What Makes a Good Press Release Today?

Last Updated May 14, 2008 5:03 PM EDT

Search around the web on Google News or elsewhere for the day's round of press releases and you're likely to find a vast majority still being written and distributed in the pseudo-news format that has been prevalent for decades. I'm not exactly sure why this model gained supremacy, because it has never been a particularly efficient way to disseminate news, but it persists today, even in the age of instant worldwide communication.

For awhile, before the Internet, this stodgy news release format went unchallenged, and journalists who were forced to wade through them to find the nuggets of news they needed did so largely without complaint. Now, however, there is a rising chorus of criticism for this format, and many suggestions about how to improve press releases to make them more user-friendly.

In the end, though, there are only really two elements that define a good press release: it needs to be brief, and it needs to contain real news. The definition of "real news" is that it be timely and contain some facts and figures about the news you are announcing. You get bonus points for including links to background information on the web. You also get bonus points for making sure the people who are involved in announcing the news -- the PR person and the key spokespeople -- are available to comment and follow-up with interested parties immediately after the release is issued.

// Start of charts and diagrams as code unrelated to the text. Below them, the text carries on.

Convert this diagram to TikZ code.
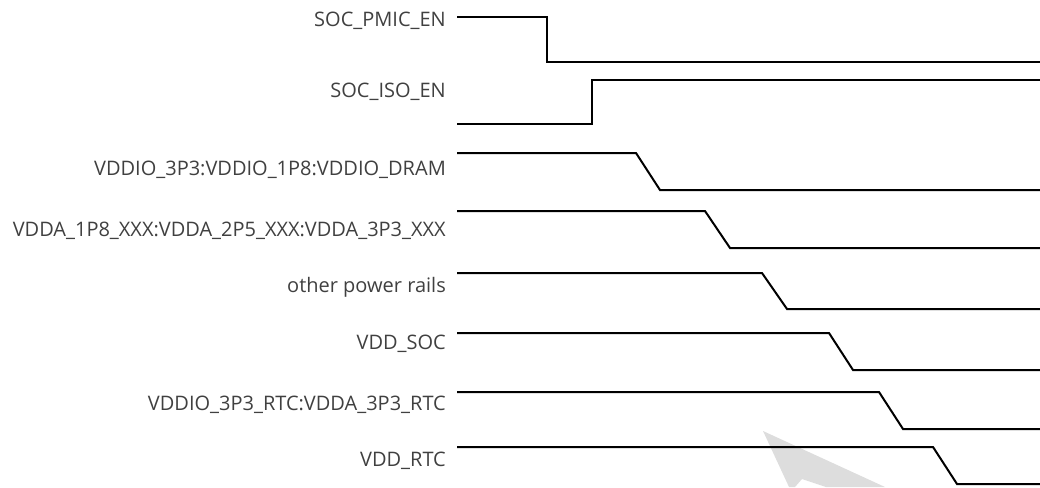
\documentclass[tikz,border=0pt]{standalone}
\usepackage{fontspec}
\setmainfont{Open Sans}
\definecolor{lblgray}{HTML}{404040}
\definecolor{wmgray}{HTML}{DDDDDD}
\tikzset{
  lbl/.style={anchor=base east, inner sep=0pt, text=lblgray, font=\fontsize{20}{24}\selectfont},
  wave/.style={line width=2pt, black, line join=miter},
}
\begin{document}
\begin{tikzpicture}[x=1pt,y=-1pt]
\useasboundingbox (0,0) rectangle (1040,487);
% watermark arrow
\fill[wmgray] (763,431) -- (885,487) -- (826,487) -- (802,479) -- (795,487) -- (789,487) -- cycle;
% labels
\node[lbl] (l1) at (446,27) {SOC\_PMIC\_EN};
\node[lbl] (l2) at (446,97) {SOC\_ISO\_EN};
\node[lbl] (l3) at (446,175) {VDDIO\_3P3:VDDIO\_1P8:VDDIO\_DRAM};
\node[lbl] (l4) at (446,236) {VDDA\_1P8\_XXX:VDDA\_2P5\_XXX:VDDA\_3P3\_XXX};
\node[lbl] (l5) at (446,292) {other power rails};
\node[lbl] (l6) at (446,349) {VDD\_SOC};
\node[lbl] (l7) at (446,410) {VDDIO\_3P3\_RTC:VDDA\_3P3\_RTC};
\node[lbl] (l8) at (446,466) {VDD\_RTC};
% waveforms
\draw[wave] (457,17) -- (547,17) -- (547,62) -- (1040,62);
\draw[wave] (457,124) -- (592,124) -- (592,80) -- (1040,80);
\draw[wave] (457,153) -- (636,153) -- (660,190) -- (1040,190);
\draw[wave] (457,211) -- (705,211) -- (730,248) -- (1040,248);
\draw[wave] (457,273) -- (762,273) -- (787,309) -- (1040,309);
\draw[wave] (457,333) -- (829,333) -- (853,370) -- (1040,370);
\draw[wave] (457,392) -- (879,392) -- (903,429) -- (1040,429);
\draw[wave] (457,447) -- (933,447) -- (957,484) -- (1040,484);
\end{tikzpicture}
\end{document}
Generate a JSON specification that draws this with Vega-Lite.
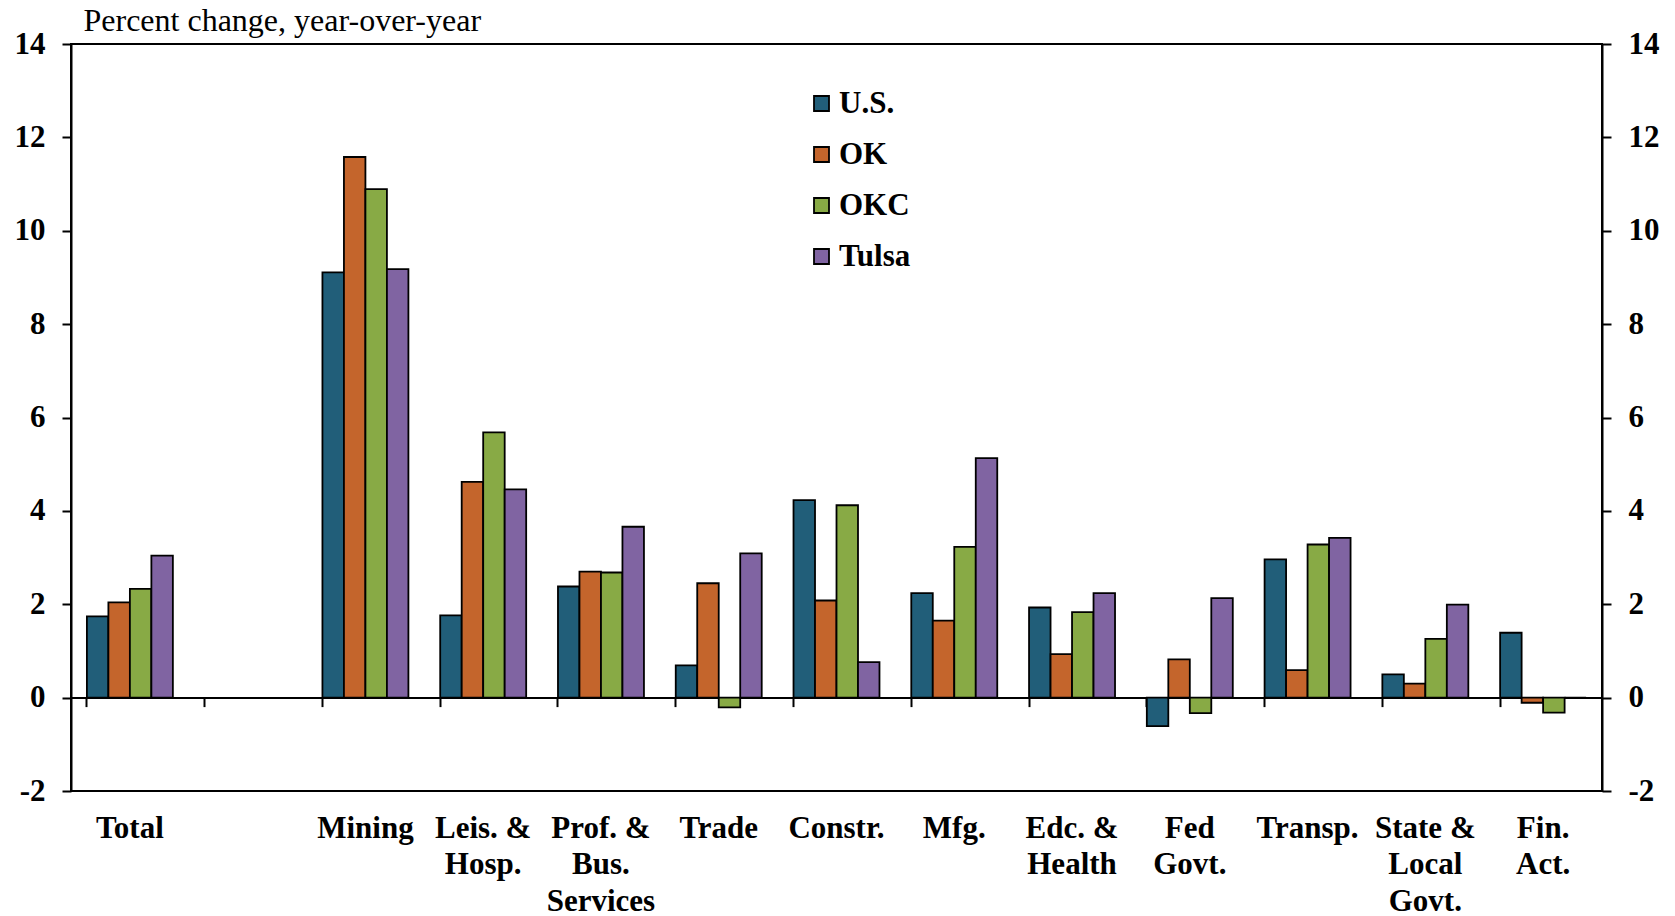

If you're interested in the subtleties of the evolution of the press release, head over to TechCrunch and read this blog post by PR 2.0 deep thinker Brian Solis.

  • Jon Greer

    Jon Greer has been analyzing media and PR for more than 25 years. He's been a journalist and a PR executive, and has been a featured speaker for many years at the Bulldog Reporter Media Relations Summit, and served as Bulldog's Editorial Director for their PR University series of weekly how-to audio conferences.

    Jon provides PR services including media relations and freelance writing to clients including start-ups, law firms, corporations, investment banks and venture capital firms. In addition, Jon provides spokesperson training. Learn more about Jon's training programs at The Media Bridge.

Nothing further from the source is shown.